Projects: final production presentations

Status: integrating artwork and media; demonstration of user interaction

Assignments:
-- Projects – Final phase


Week 13 - April 18

Projects: final production presentations

Status: finalizing projects

Complete Blogs

Assignments:
-- Projects – Final phase


Week 14 - April 25

Projects: Presentation / Final Critique

Multimedia Open Studio & Project Showcase
5 - 7 pm, Studio 15 (open to public)
7 - 8 pm, final critique (class only)


Week 15 - Exam Week

Independent critiques, April 26,27


Assignments and Grading

Blog writing – 10%
Weekly presentations – 20%
Midterm sketches – 20%
Final project – 50%

Midterm Sketches

Concept and narrative of the final project, including design, storyboard, and information layout sketches.

Final Project

Interactive Multimedia project choosing subject matter of your own choice. Project will be designed, produced and presented as a finished work. Each student will be responsible for conceptualizing a project that relates to an area of interest, acquiring and producing content (video, graphics, sound, animation, text), editing and authoring. You can choose any medium or platform you like: Web, DVD, installation, performance, etc., but the project must involve the key elements of multimedia, including: interactivity, integration of all media types (text, sound, video, graphics), and must have original content –no portfolio presentations. The project will be assessed based on originality, artistic/design quality, imaginative use of the media and technology, compelling subject matter, and the overall ability to make to exploit multimedia as a medium and as a set of tools for creative expression.

Attendance and Class Discussion

Attendance is mandatory.

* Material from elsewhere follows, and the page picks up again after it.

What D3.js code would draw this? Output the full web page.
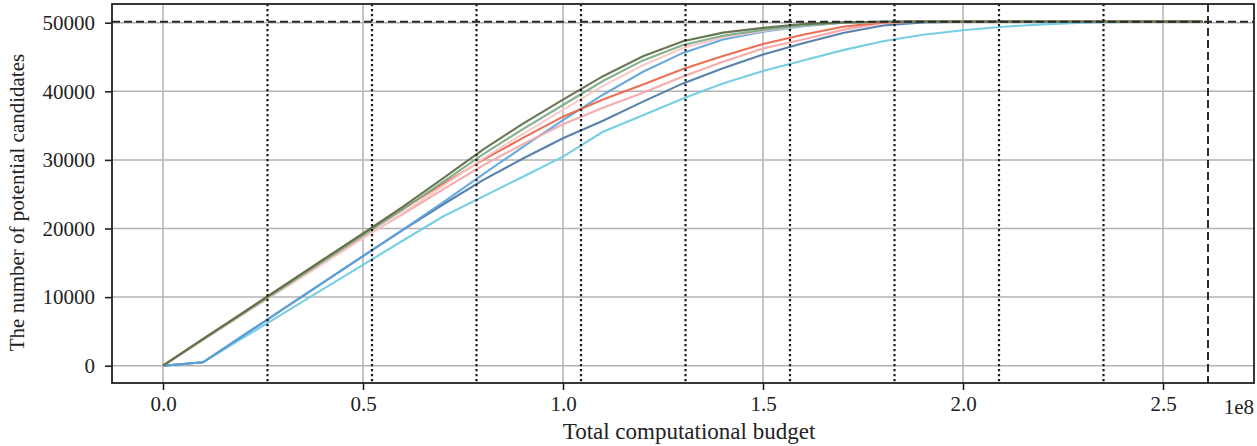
<!DOCTYPE html>
<html>
<head>
<meta charset="utf-8">
<script src="https://cdn.jsdelivr.net/npm/d3@7"></script>
<style>
  body { margin: 0; background: #fff; }
  svg text { font-family: "Liberation Serif", "DejaVu Serif", serif; fill: #222; }
</style>
</head>
<body>
<svg id="chart" width="1257" height="446"></svg>
<script>
// budget steps, in units of 1e7
const BUDGET = [0, 1, 2, 3, 4, 5, 6, 7, 8, 9, 10, 11, 12, 13, 14, 15, 16, 17, 18, 19, 20, 21, 22, 23, 24, 25, 26]

const olive     = [0, 3900, 7750, 11600, 15450, 19300, 23200, 27300, 31500, 35300, 38800, 42200, 45100, 47300, 48550, 49250, 49800, 50050, 50130, 50150, 50150, 50150, 50150, 50150, 50150, 50150, 50150]
const green     = [0, 3800, 7600, 11400, 15200, 19000, 22800, 26800, 30800, 34500, 38000, 41500, 44500, 46750, 48100, 48950, 49650, 50000, 50120, 50150, 50150, 50150, 50150, 50150, 50150, 50150, 50150]
const lightPink = [0, 3750, 7450, 11150, 14850, 18550, 22300, 26200, 30200, 33800, 37300, 40800, 43800, 46300, 47850, 48800, 49600, 50000, 50120, 50150, 50150, 50150, 50150, 50150, 50150, 50150, 50150]
const red       = [0, 3850, 7700, 11550, 15400, 19200, 22900, 26500, 30000, 33200, 36300, 38800, 41000, 43250, 45150, 46900, 48250, 49400, 50050, 50150, 50150, 50150, 50150, 50150, 50150, 50150, 50150]
const pink      = [0, 3800, 7550, 11300, 15000, 18700, 22100, 25700, 29200, 32300, 35200, 37600, 39800, 42150, 44300, 46250, 47550, 48950, 49950, 50130, 50150, 50150, 50150, 50150, 50150, 50150, 50150]
const blue      = [0, 500, 4370, 8240, 12110, 15980, 19850, 23800, 27900, 31900, 35800, 39500, 42850, 45600, 47550, 48700, 49480, 50000, 50130, 50150, 50150, 50150, 50150, 50150, 50150, 50150, 50150]
const darkBlue  = [0, 500, 4370, 8240, 12110, 15980, 19800, 23500, 27050, 30200, 33150, 35700, 38500, 41150, 43350, 45350, 47000, 48500, 49600, 50050, 50150, 50150, 50150, 50150, 50150, 50150, 50150]
const cyan      = [0, 500, 4050, 7600, 11150, 14700, 18250, 21750, 24650, 27550, 30470, 34100, 36500, 38950, 41150, 42950, 44500, 46000, 47300, 48250, 48900, 49400, 49750, 50000, 50100, 50150, 50150]

const SERIES = [
  {values: cyan, color: '#6ccae2'},
  {values: darkBlue, color: '#4a77a6'},
  {values: blue, color: '#5ba3dc'},
  {values: pink, color: '#f5a5a5'},
  {values: red, color: '#ec6446'},
  {values: lightPink, color: '#f8c6c6'},
  {values: green, color: '#7aaa86'},
  {values: olive, color: '#5b6d45'}
]

const TOTAL = 50150          // total number of candidates (dashed horizontal)
const FULL_BUDGET = 2.6125e8 // full budget (dashed vertical)
const X_TICKS = [0, 0.5e8, 1e8, 1.5e8, 2e8, 2.5e8]
const Y_TICKS = [0, 10000, 20000, 30000, 40000, 50000]

function drawChart() {
  const svg = d3.select('#chart');
  const left = 112, right = 1254, top = 4, bottom = 383;

  const x = d3.scaleLinear().domain([-0.1275e8, 2.7275e8]).range([left, right]);
  const y = d3.scaleLinear().domain([-2520, 52725]).range([bottom, top]);

  // grid
  const grid = svg.append('g').attr('stroke', '#b3b3b3').attr('stroke-width', 1.5);
  grid.selectAll('.gx').data(X_TICKS).join('line')
      .attr('x1', d => x(d)).attr('x2', d => x(d)).attr('y1', top).attr('y2', bottom);
  grid.selectAll('.gy').data(Y_TICKS).join('line')
      .attr('x1', left).attr('x2', right).attr('y1', d => y(d)).attr('y2', d => y(d));

  // curves
  const line = d3.line().x((d, i) => x(BUDGET[i] * 1e7)).y(d => y(d));
  svg.append('g').selectAll('path').data(SERIES).join('path')
     .attr('d', d => line(d.values))
     .attr('fill', 'none')
     .attr('stroke', d => d.color)
     .attr('stroke-width', 2.1)
     .attr('stroke-opacity', 0.92);

  // budget fractions (dotted) and full budget (dashed)
  const fractions = [1, 2, 3, 4, 5, 6, 7, 8, 9].map(k => FULL_BUDGET * k / 10);
  svg.append('g').selectAll('line').data(fractions).join('line')
     .attr('x1', d => x(d)).attr('x2', d => x(d)).attr('y1', top).attr('y2', bottom)
     .attr('stroke', '#1a1a1a').attr('stroke-width', 2.2).attr('stroke-dasharray', '2.2,2.8');
  svg.append('line')
     .attr('x1', x(FULL_BUDGET)).attr('x2', x(FULL_BUDGET)).attr('y1', top).attr('y2', bottom)
     .attr('stroke', '#2a2a2a').attr('stroke-width', 2).attr('stroke-dasharray', '8,4');
  svg.append('line')
     .attr('x1', left).attr('x2', right).attr('y1', y(TOTAL)).attr('y2', y(TOTAL))
     .attr('stroke', '#2a2a2a').attr('stroke-width', 2).attr('stroke-dasharray', '8,4');

  // axes
  const xAxis = d3.axisBottom(x).tickValues(X_TICKS).tickSize(7).tickPadding(6)
                  .tickFormat(d => (d / 1e8).toFixed(1));
  const yAxis = d3.axisLeft(y).tickValues(Y_TICKS).tickSize(7).tickPadding(10)
                  .tickFormat(d3.format('d'));
  const gx = svg.append('g').attr('transform', `translate(0,${bottom})`).call(xAxis);
  const gy = svg.append('g').attr('transform', `translate(${left},0)`).call(yAxis);
  [gx, gy].forEach(g => {
    g.select('.domain').remove();
    g.selectAll('line').attr('stroke', '#222').attr('stroke-width', 1.6);
    g.selectAll('text').attr('font-size', 21).attr('fill', '#222')
     .attr('font-family', '"Liberation Serif", serif');
  });

  svg.append('rect')
     .attr('x', left).attr('y', top).attr('width', right - left).attr('height', bottom - top)
     .attr('fill', 'none').attr('stroke', '#222').attr('stroke-width', 1.8);

  svg.append('text').attr('x', right).attr('y', 414).attr('text-anchor', 'end')
     .attr('font-size', 21).text('1e8');
  svg.append('text').attr('x', (left + right) / 2 + 6).attr('y', 439).attr('text-anchor', 'middle')
     .attr('font-size', 23).text('Total computational budget');
  svg.append('text')
     .attr('transform', `translate(24,${(top + bottom) / 2 + 9}) rotate(-90)`)
     .attr('text-anchor', 'middle').attr('font-size', 21)
     .text('The number of potential candidates');
}

drawChart();
</script>
</body>
</html>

Each missed class without valid excuse drops one grade. 4 missed classes is an automatic fail. Assignments can’t be turned in late without valid excuse.

Required Reading

Randall Packer / Ken Jordan, Multimedia: From Wagner to Virtual Reality
Other texts are Xeroxed or on-line

Resources

Each student must have a firewire drive ready for use by mid-semester at the very latest. Order right away. Both Studio 15 and the New Media Center will be available for project work.